Auf das Gymnasium konnten mich meine Eltern nicht schicken. Der Lehrer hatte gesagt, dass dies keinen Zweck hätte. Wer sollte Nachhilfe bezahlen? Nachhilfe wäre wohl nicht notwendig gewesen. Ich hatte schon in der Grundschule den anderen aus meiner Klasse bei den Aufgaben geholfen und ihnen vieles erklären können. Diese Klassenkameraden mit gut aufgestellten Eltern haben dann das Gymnasium besucht. Später habe ich mit Nachhilfe etwas Geld verdient. Mich hat sehr viel von dem interessiert, was in der Schule gelehrt wurde – und ich habe aufgepasst. Das Gymnasium war unerreichbar gewesen. Meine Eltern mussten dem Grundschullehrer glauben. Mit 16 Jahren hatte ich den Traum, einmal an die Alpen zu kommen und in den Schnee, vom dem die anderen erzählten und wie sie Ski gefahren sind. Aber richtig geglaubt hatte ich nicht daran, dass ich die Welt einmal bereisen könnte. Das war außerhalb meiner Vorstellung.
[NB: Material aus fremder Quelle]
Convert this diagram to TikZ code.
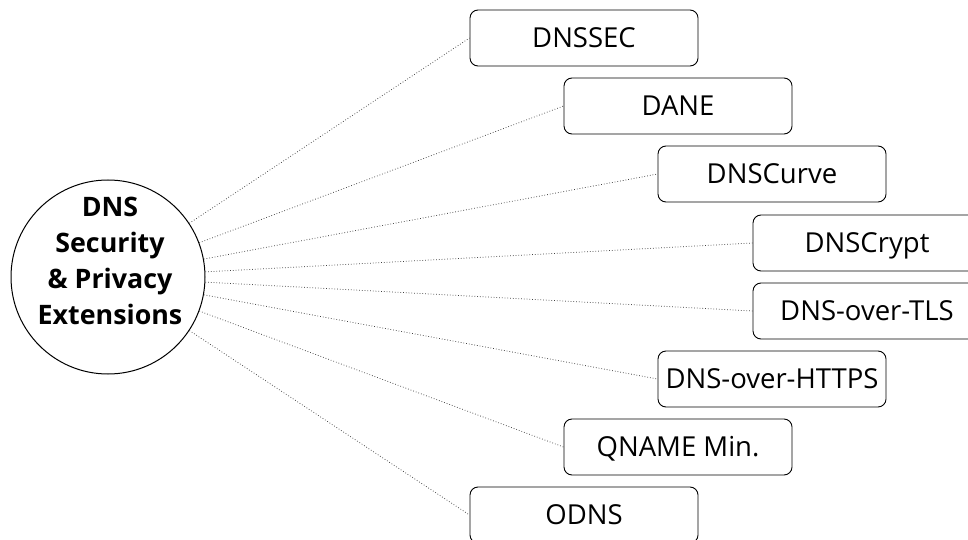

Es hat sich zum Glück anders entwickelt.

Greta, die die Schule schwänzte und die Schule verlassen hat, wird angehimmelt. Man folgt ihr, ahmt ihr nach. Schulschwänzen ist „in“. Die Kinder des gut situierten Mittelstandes können es sich leisten, am Freitag nicht in die Schule zu gehen. Ist es nicht so, dass sie wie die Kinder damals in Hameln einem Rattenfänger, einer Rattenfängerin nachlaufen? Und wann endlich schafft es jemand, dem Kaiser, der Kaiserin ohne Kleider zu sagen, dass die Kleider fehlen, dass keine Substanz vorhanden ist? Die Eltern werden es schon richten. Das gehe alles in Ordnung. Welch eine Einbildung und Anmaßung!
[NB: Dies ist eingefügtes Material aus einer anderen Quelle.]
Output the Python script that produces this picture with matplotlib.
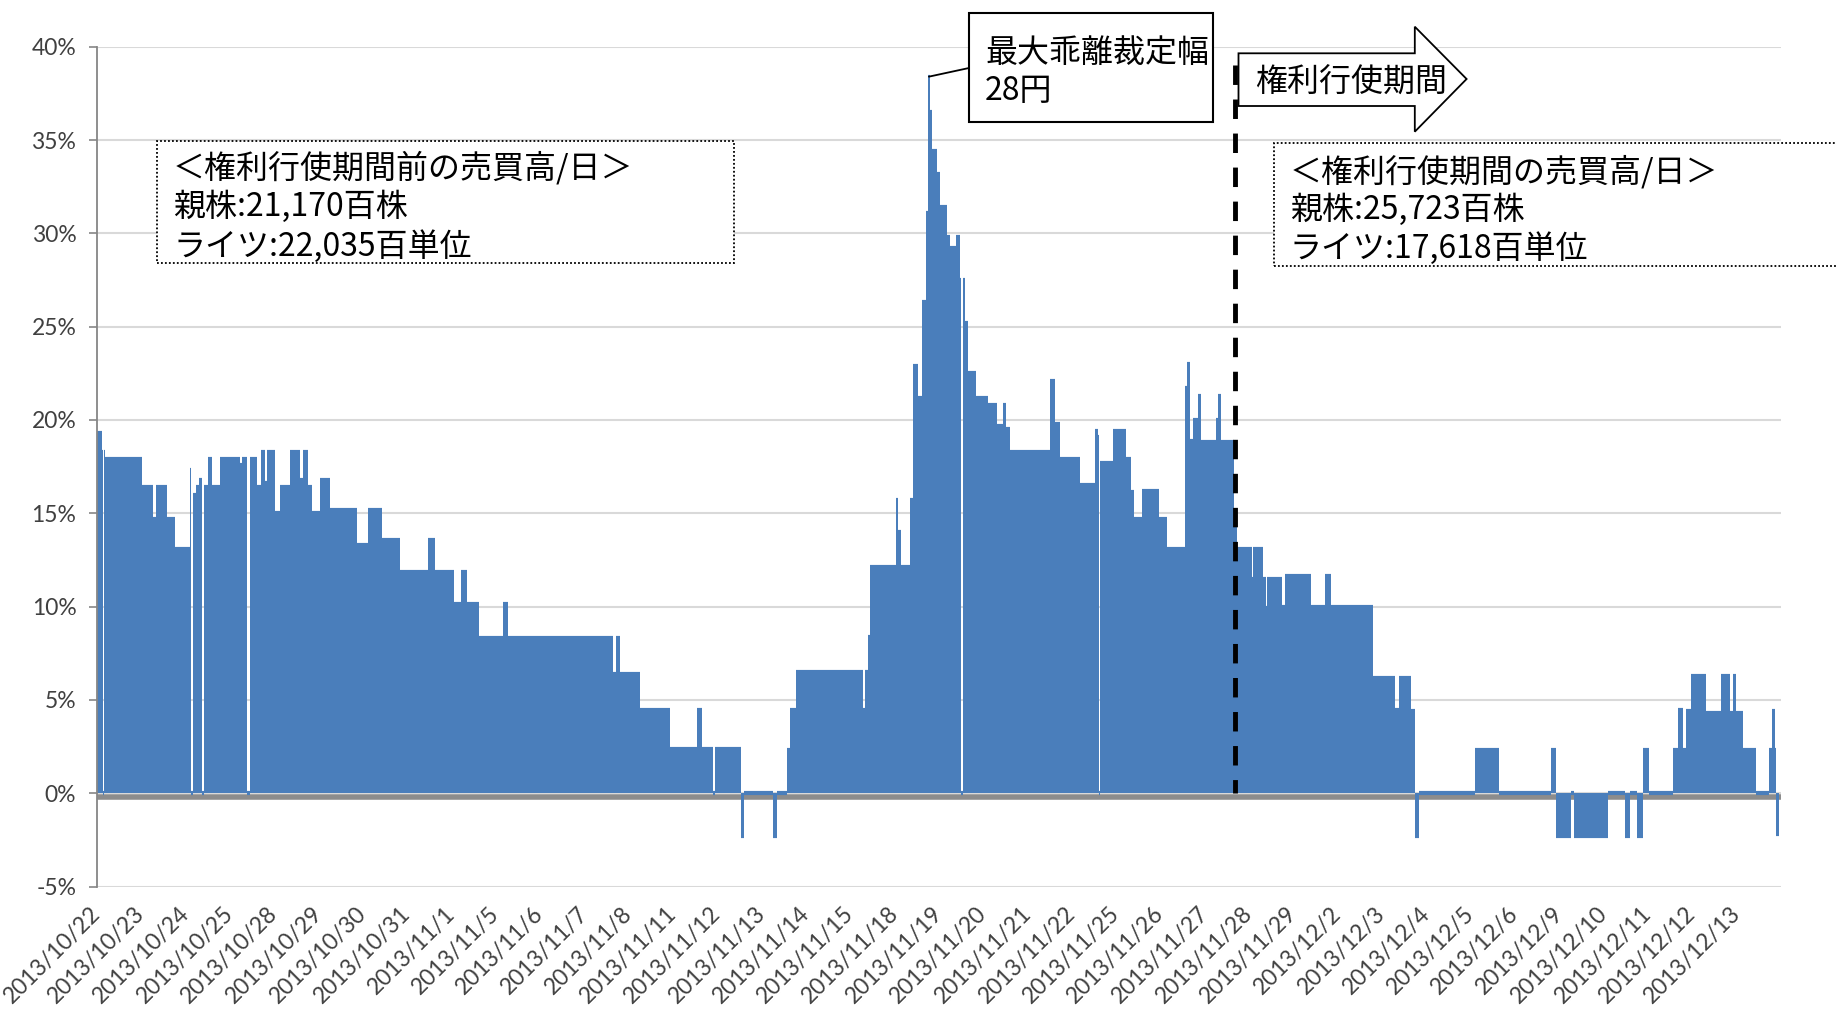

Zum Glück konnte ich später einige Teile der Welt mit eigenen Augen sehen. Und ich habe gemerkt, dass ich eine gut behütete Kindheit hatte. Meinen Eltern war es mit harter Arbeit gelungen, mir das Notwendige zu beschaffen, dass ich keinen Hunger leiden musste. Vielleicht haben sie selbst manchmal gehungert, ich weiß es nicht genau. Für ihr Kind haben sie immer gesorgt und sorgen können. Ich musste in vielen Länder sehen, dass es dort Millionen von Kindern gibt, die in großer Armut leben, kein Schulbesuch, sondern Arbeit, Kinderarbeit. Und ich habe viele sehr arme Kinder lächeln sehen – für Kleinigkeiten. Sehr oft hört man auf die Frage, was sich die Kinder denn wünschen, die Antwort: „Ich möchte gerne in die Schule gehen!“

Weiter von der Realität entfernt als Greta und ihre Gefolgsgenossinnen samt Mittelstandseltern kann man nicht sein. Aber sie merken es nicht. Man ist unter sich. Arroganz führt zu einem Brett vor dem Kopf. Hauptsache, man kann sich darstellen, demonstrieren, Schule schwänzen, in unbegrenzter Freiheit leben. Die Beifallklatscher bekommt man umsonst – auf der Straße, in den Medien, in der UNO.
Soll ich hoffen, dass die heutigen jungen Schulschwänzer später mal mit ihren Kindern so nachhaltig leben werden wie ich in meiner Jugend? Oder soll ich hoffen, dass der Spuk bald verschwindet?

Und dass die Kinder in den Ländern, in denen es an Wohlstandsbürgern und Eltern mit Wohlstandsallüren mangelt, fröhlich zur Schule gehen können – in ihrer Heimat!